The central goal of our work is to understand the fundamental mechanism of biomolecular recognition and binding kinetics using theory and classical mechanical models. Our research involves the development and application of computational methods and theoretical models to address medically and chemically important problems. These methods are of practical importance in studying biomolecular function, and in the design of new molecules that bind strongly to their receptors. Systems of particular interest include existing or potential drug targets, cell signaling complexes and chemical host-guest systems. Our lab also collaborates with experimental groups on and off campus.
May 2021 Group picture

Kinetics of Ligand-Nanostructure Association

We characterize the kinetics of diffusional enzyme-substrate association.
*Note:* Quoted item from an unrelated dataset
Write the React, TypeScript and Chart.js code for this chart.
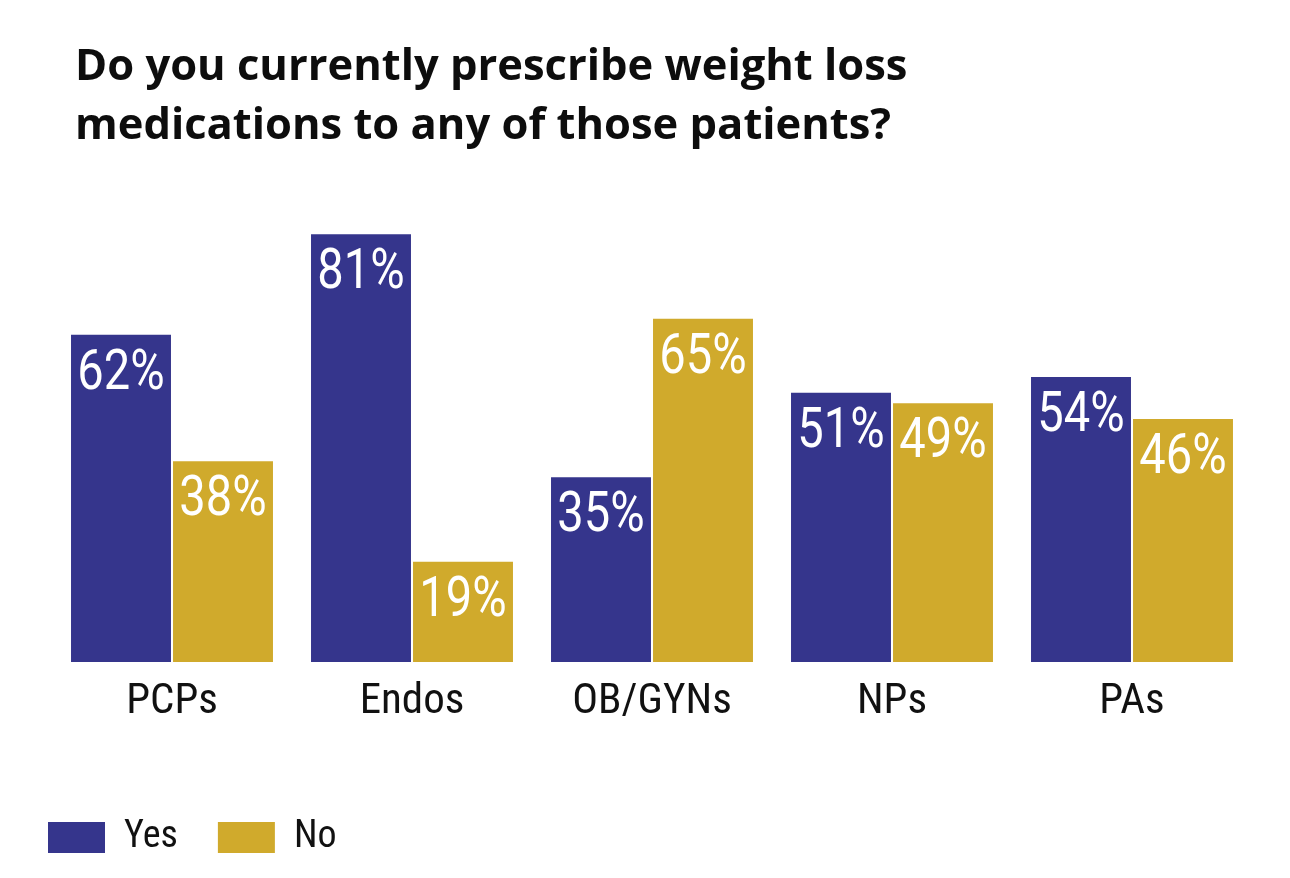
import React, { useEffect, useRef } from "react";
import { Chart, registerables } from "chart.js";

Chart.register(...registerables);

const titleLines = ["Do you currently prescribe weight loss", "medications to any of those patients?"];
const categories = ["PCPs", "Endos", "OB/GYNs", "NPs", "PAs"];
const yesValues = [62, 81, 35, 51, 54];
const noValues = [38, 19, 65, 49, 46];
const seriesNames = ["Yes", "No"];

const BLUE = "#35358c";
const GOLD = "#d0aa2c";
const NARROW = "'Liberation Sans Narrow', 'Roboto Condensed', 'DejaVu Sans Condensed', Roboto, sans-serif";

const titlePlugin = {
  id: "customTitle",
  afterDraw(chart: any) {
    const ctx = chart.ctx;
    ctx.save();
    ctx.fillStyle = "#0d0d0d";
    ctx.font = "700 43.5px 'Open Sans', sans-serif";
    ctx.textAlign = "left";
    ctx.textBaseline = "alphabetic";
    ctx.fillText(titleLines[0], 75, 80);
    ctx.fillText(titleLines[1], 75, 139);
    ctx.restore();
  },
};

const valueLabelPlugin = {
  id: "valueLabels",
  afterDatasetsDraw(chart: any) {
    const ctx = chart.ctx;
    chart.data.datasets.forEach((ds: any, di: number) => {
      const meta = chart.getDatasetMeta(di);
      meta.data.forEach((bar: any, i: number) => {
        ctx.save();
        ctx.fillStyle = "#ffffff";
        ctx.font = "400 56px Roboto, sans-serif";
        ctx.textAlign = "center";
        ctx.textBaseline = "alphabetic";
        ctx.translate(bar.x, bar.y + 54);
        ctx.scale(0.84, 1);
        ctx.fillText(`${ds.data[i]}%`, 0, 0);
        ctx.restore();
      });
    });
  },
};

export default function App() {
  const canvasRef = useRef<HTMLCanvasElement | null>(null);

  useEffect(() => {
    const canvas = canvasRef.current;
    if (!canvas) return;
    const chart = new Chart(canvas, {
      type: "bar",
      data: {
        labels: categories,
        datasets: [
          {
            label: seriesNames[0],
            data: yesValues,
            backgroundColor: BLUE,
            borderWidth: 0,
            categoryPercentage: 0.85,
            barPercentage: 0.98,
          },
          {
            label: seriesNames[1],
            data: noValues,
            backgroundColor: GOLD,
            borderWidth: 0,
            categoryPercentage: 0.85,
            barPercentage: 0.98,
          },
        ],
      },
      options: {
        responsive: true,
        maintainAspectRatio: false,
        animation: false,
        layout: { padding: { top: 134, left: 8, right: 38, bottom: 11.5 } },
        plugins: {
          title: { display: false },
          tooltip: { enabled: false },
          legend: {
            display: true,
            position: "bottom",
            align: "start",
            labels: {
              boxWidth: 57,
              boxHeight: 31,
              padding: 40,
              color: "#111111",
              font: { family: NARROW, size: 38 },
            },
          },
        },
        scales: {
          x: {
            grid: { display: false },
            border: { display: false },
            ticks: {
              color: "#111111",
              padding: 6,
              font: { family: NARROW, size: 43 },
            },
            afterFit: (s: any) => {
              s.height = 116.5;
            },
          },
          y: {
            min: 0,
            max: 100,
            grid: { display: false },
            border: { display: false },
            ticks: { display: false },
            afterFit: (s: any) => {
              s.width = 44;
            },
          },
        },
      },
      plugins: [titlePlugin, valueLabelPlugin],
    });
    return () => chart.destroy();
  }, []);

  return (
    <div style={{ position: "fixed", left: 0, top: 0, width: 1290, height: 878, background: "#ffffff" }}>
      <canvas ref={canvasRef} />
    </div>
  );
}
Our software, GeomBD, is designed to assess association rate constants for protein-substrate systems ranging in size from small, single protein systems to large bioengineered multi-enzyme nanostructures.

Drug Binding Thermodynamics and Kinetics

The phosphorylated cyclin-dependent kinase 2 (CDK2) regulates cell cycle through the G1 to S phase transition and its deregulation has been implicated in numerous types of cancer. In addition to thermodynamic contributions, kinetic effects are now increasingly considered as important factor in designing efficient inhibitors for targeting CDK2.

Dynamics and Networks for Enzyme Function

We apply classical and accelerated molecular dynamics, coarse-grained Brownian dynamics, and energy and entropy calculations to study protein communication and function regulation, protonation states and water effects in enzyme function. We collaborate with experimental groups, for examples, our collaborators apply NMR to study protein dynamics, ligand protonation states and mechanisms of chemical catalysis in Tryptophan Synthase.